Conway, John Basil (Fr Ambrose) (1906–86), Cistercian monk, was born 13 March 1906 in Ennis, Co. Clare, one of three children of Jeremiah Francis Conway, a member of the RIC, and Alice Conway (née O'Shea). Conway was educated at Summerhill College, Co. Sligo, before his family moved to Dublin. On finishing school he worked in the civil service having been refused entry into the Jesuits, who felt he was unsuitable for their order. As an avid reader he became interested in the lives of Trappist monks, which led to his entry in 1925 into Mount Saint Joseph Abbey, Roscrea, to study to become a Cistercian monk. He flourished in the Cistercian order and was given the rare honour of being made father master of the brothers of the order even before he became a deacon. Ordained to the priesthood on 13 August 1933, Conway took the religious name of Fr Ambrose, and was devoted to the study and teaching of moral theology throughout his life.

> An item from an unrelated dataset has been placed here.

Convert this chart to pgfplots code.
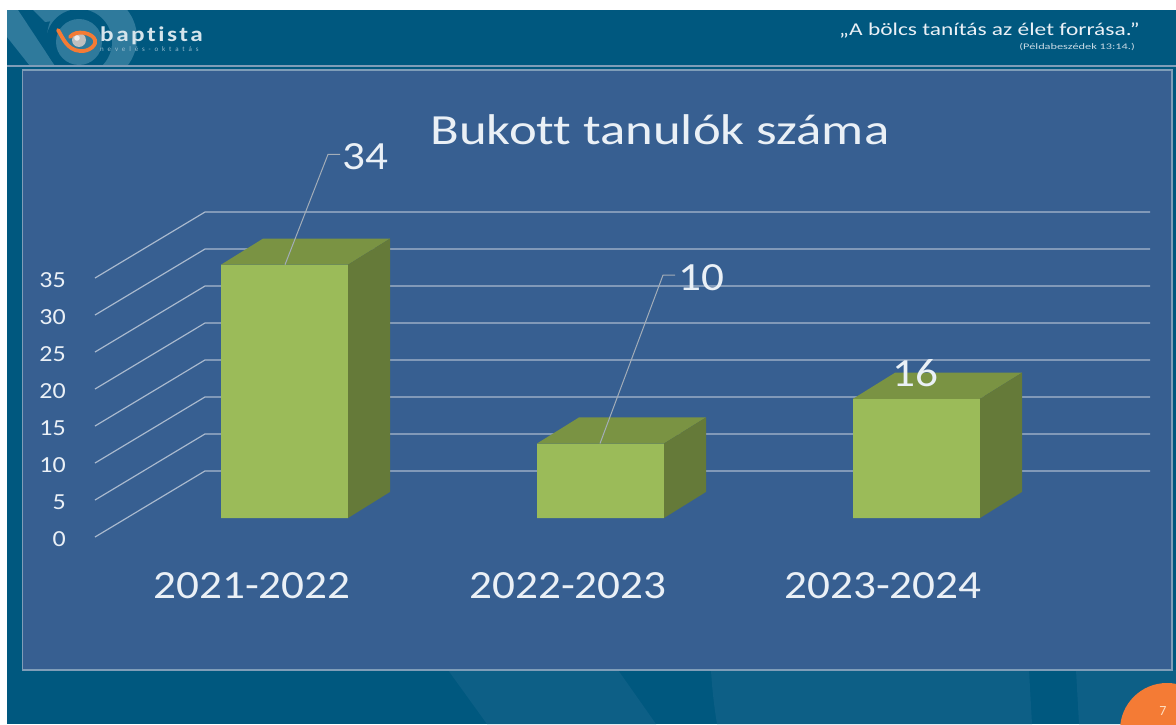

In 1946 Fr Ambrose was chosen as second superior for the new Cistercian foundation at Nunraw, near Edinburgh, which was the first Cistercian monastery to be established in Scotland since the Reformation. It was founded on 29 January 1946 at the invitation of Dr MacDonald, archbishop of St Andrews and Edinburgh, as a daughter house of Mount Saint Joseph Abbey.
In 1960 Fr Ambrose was reluctantly persuaded to participate in Malcolm Muggeridge's television documentary on the Cistercians, ‘A hard bed to lie on’. Deeply impressed by Fr Ambrose's piety and charity, Muggeridge described him as the only living saint he ever met. He died 28 November 1986 in Nunraw.